RECORDS FOR THE EXERCISE:
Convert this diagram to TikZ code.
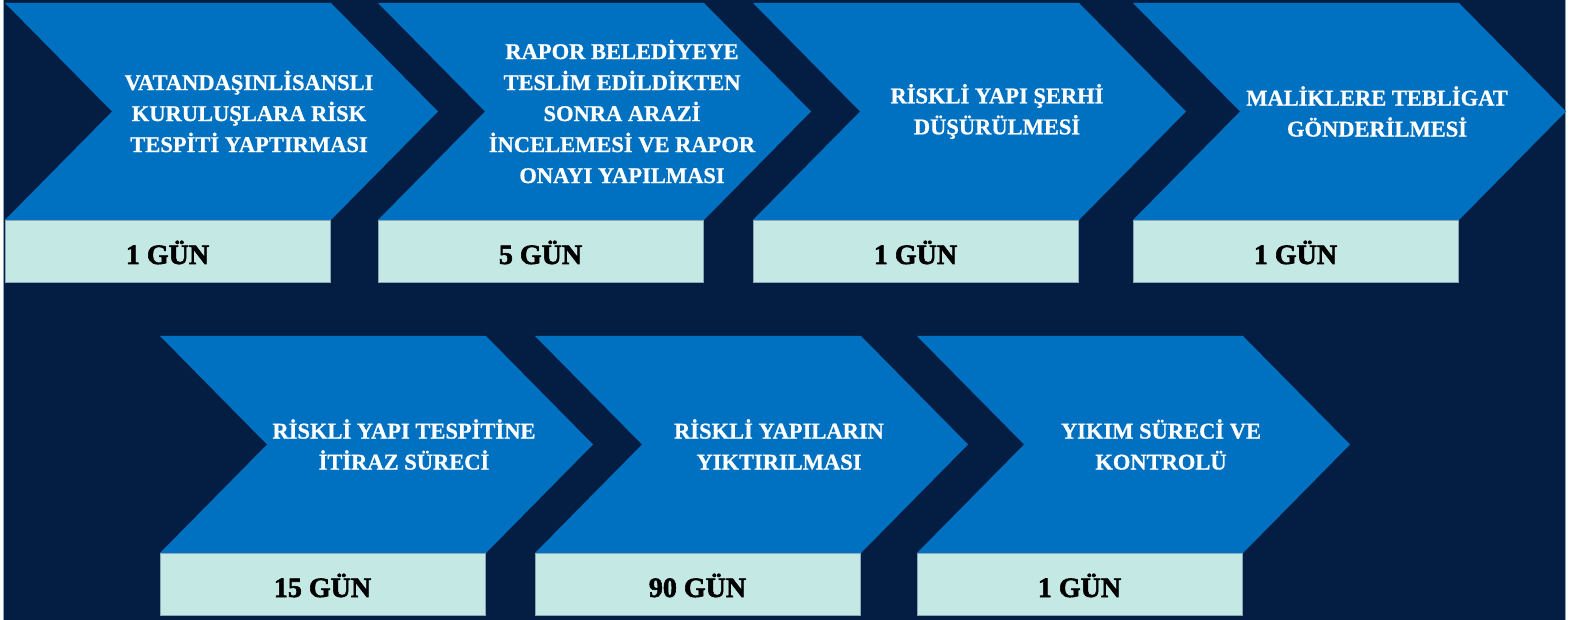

---

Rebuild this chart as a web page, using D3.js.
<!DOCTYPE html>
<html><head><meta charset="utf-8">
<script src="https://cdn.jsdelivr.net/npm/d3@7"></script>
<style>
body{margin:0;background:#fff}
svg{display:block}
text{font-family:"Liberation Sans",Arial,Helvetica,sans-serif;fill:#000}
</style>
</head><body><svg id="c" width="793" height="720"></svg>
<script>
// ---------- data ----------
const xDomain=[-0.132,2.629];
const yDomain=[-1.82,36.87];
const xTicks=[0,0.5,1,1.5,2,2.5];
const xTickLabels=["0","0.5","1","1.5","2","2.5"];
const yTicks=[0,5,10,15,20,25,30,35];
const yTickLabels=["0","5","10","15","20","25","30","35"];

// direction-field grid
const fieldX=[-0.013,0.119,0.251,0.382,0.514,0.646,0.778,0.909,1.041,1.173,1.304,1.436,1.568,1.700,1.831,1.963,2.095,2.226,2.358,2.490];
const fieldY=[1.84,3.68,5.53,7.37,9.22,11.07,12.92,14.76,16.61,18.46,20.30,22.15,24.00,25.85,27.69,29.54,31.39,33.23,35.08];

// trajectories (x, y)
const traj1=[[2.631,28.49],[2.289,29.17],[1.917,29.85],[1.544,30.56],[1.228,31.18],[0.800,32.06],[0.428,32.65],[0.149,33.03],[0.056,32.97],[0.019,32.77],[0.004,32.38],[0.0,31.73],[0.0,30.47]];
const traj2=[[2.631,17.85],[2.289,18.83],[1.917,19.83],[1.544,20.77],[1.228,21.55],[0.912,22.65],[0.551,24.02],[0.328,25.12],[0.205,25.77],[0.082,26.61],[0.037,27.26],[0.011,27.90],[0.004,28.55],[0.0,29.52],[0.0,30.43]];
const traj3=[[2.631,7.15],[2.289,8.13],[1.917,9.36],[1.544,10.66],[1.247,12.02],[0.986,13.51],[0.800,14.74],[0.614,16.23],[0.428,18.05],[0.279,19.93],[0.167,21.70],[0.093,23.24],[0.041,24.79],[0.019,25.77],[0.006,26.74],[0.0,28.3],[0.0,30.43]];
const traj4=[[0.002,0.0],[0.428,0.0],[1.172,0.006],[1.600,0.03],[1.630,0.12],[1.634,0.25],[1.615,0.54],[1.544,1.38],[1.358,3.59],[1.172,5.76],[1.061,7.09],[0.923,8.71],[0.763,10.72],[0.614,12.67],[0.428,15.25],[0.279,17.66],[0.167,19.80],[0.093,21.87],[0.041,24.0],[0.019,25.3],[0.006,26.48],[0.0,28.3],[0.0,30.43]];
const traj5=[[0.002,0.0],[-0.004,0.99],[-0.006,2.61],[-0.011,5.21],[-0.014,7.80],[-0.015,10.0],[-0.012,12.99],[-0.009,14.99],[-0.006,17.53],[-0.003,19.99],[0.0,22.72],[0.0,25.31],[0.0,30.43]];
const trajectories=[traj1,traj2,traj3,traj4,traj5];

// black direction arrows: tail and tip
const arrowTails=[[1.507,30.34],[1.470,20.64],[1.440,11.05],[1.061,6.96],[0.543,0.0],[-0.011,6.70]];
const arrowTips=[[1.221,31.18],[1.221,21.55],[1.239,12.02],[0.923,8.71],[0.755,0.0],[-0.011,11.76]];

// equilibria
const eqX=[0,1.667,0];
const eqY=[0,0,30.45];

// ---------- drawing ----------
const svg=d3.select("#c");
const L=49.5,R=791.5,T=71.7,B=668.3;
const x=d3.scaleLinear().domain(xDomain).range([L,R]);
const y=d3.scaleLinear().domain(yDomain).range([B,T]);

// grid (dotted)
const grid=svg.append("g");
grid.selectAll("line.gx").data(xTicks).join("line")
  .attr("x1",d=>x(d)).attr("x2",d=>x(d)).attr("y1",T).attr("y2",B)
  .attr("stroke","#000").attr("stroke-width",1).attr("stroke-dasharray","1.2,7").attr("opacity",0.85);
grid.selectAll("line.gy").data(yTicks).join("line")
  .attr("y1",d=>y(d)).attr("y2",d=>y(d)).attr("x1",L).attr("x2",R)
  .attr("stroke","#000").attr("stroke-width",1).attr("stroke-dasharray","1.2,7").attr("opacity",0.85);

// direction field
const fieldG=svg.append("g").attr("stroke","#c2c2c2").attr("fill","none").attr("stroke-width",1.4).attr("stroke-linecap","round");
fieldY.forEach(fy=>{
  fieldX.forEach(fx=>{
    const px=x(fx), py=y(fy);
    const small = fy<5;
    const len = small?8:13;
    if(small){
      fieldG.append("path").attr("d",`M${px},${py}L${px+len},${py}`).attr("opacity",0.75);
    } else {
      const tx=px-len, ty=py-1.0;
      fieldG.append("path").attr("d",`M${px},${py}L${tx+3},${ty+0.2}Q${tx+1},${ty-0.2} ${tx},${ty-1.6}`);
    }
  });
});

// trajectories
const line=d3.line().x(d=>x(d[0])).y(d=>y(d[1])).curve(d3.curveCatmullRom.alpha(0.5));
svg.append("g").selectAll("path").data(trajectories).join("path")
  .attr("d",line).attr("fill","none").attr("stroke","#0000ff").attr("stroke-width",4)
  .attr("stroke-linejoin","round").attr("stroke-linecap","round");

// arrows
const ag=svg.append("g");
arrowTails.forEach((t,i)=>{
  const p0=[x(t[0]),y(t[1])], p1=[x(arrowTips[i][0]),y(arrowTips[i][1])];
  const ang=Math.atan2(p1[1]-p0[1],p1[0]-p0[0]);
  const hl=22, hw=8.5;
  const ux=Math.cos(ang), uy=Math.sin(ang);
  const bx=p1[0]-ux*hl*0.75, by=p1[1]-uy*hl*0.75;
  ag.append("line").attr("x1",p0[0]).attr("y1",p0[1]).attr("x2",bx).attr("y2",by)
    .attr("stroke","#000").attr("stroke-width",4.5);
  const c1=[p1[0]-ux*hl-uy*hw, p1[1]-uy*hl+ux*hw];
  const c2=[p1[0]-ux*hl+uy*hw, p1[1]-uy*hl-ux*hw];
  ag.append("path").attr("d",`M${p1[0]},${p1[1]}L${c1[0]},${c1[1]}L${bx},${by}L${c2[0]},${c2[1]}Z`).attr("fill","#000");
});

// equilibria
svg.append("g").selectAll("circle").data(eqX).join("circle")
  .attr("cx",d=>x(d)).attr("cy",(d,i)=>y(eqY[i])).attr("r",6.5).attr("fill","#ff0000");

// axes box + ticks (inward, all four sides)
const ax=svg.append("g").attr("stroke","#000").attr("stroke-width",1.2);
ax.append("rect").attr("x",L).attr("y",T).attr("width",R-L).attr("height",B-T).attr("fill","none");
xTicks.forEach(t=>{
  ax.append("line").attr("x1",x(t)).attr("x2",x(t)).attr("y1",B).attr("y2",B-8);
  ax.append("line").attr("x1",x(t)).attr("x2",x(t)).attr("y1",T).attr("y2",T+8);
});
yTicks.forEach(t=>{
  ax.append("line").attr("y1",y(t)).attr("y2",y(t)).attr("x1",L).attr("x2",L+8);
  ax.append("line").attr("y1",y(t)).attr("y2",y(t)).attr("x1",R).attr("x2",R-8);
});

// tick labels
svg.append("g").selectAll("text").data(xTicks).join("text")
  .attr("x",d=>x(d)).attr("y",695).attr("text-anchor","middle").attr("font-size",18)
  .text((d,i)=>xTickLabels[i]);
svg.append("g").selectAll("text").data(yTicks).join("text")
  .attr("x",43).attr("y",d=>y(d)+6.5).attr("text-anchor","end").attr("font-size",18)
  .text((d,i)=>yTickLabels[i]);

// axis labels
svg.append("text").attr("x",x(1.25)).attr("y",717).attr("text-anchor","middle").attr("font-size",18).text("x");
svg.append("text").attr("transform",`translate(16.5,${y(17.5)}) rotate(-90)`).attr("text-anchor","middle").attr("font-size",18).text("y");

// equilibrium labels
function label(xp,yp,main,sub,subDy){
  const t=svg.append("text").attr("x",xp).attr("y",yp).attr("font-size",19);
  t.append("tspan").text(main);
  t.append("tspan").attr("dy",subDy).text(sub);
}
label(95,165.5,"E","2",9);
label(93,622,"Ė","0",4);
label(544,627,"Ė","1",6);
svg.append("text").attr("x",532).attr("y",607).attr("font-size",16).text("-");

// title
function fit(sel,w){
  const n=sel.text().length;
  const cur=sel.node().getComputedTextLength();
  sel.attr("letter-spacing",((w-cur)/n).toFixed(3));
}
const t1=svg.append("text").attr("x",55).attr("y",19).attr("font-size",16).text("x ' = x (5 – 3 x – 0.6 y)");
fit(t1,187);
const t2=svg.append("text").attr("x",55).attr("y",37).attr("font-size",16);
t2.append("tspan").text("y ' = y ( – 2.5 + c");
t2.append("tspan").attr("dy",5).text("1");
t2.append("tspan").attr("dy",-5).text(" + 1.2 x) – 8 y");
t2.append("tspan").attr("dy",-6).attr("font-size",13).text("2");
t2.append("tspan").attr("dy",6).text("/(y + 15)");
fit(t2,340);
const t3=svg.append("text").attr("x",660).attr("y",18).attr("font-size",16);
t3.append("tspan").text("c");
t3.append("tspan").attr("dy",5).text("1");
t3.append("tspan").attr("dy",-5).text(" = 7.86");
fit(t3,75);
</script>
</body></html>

WHAT NEEDS TO BE DONE:
For each line of the listing that holds the word "this", show that line.

COMPLETE RESPONSE:
Convert this diagram to TikZ code.
Rebuild this chart as a web page, using D3.js.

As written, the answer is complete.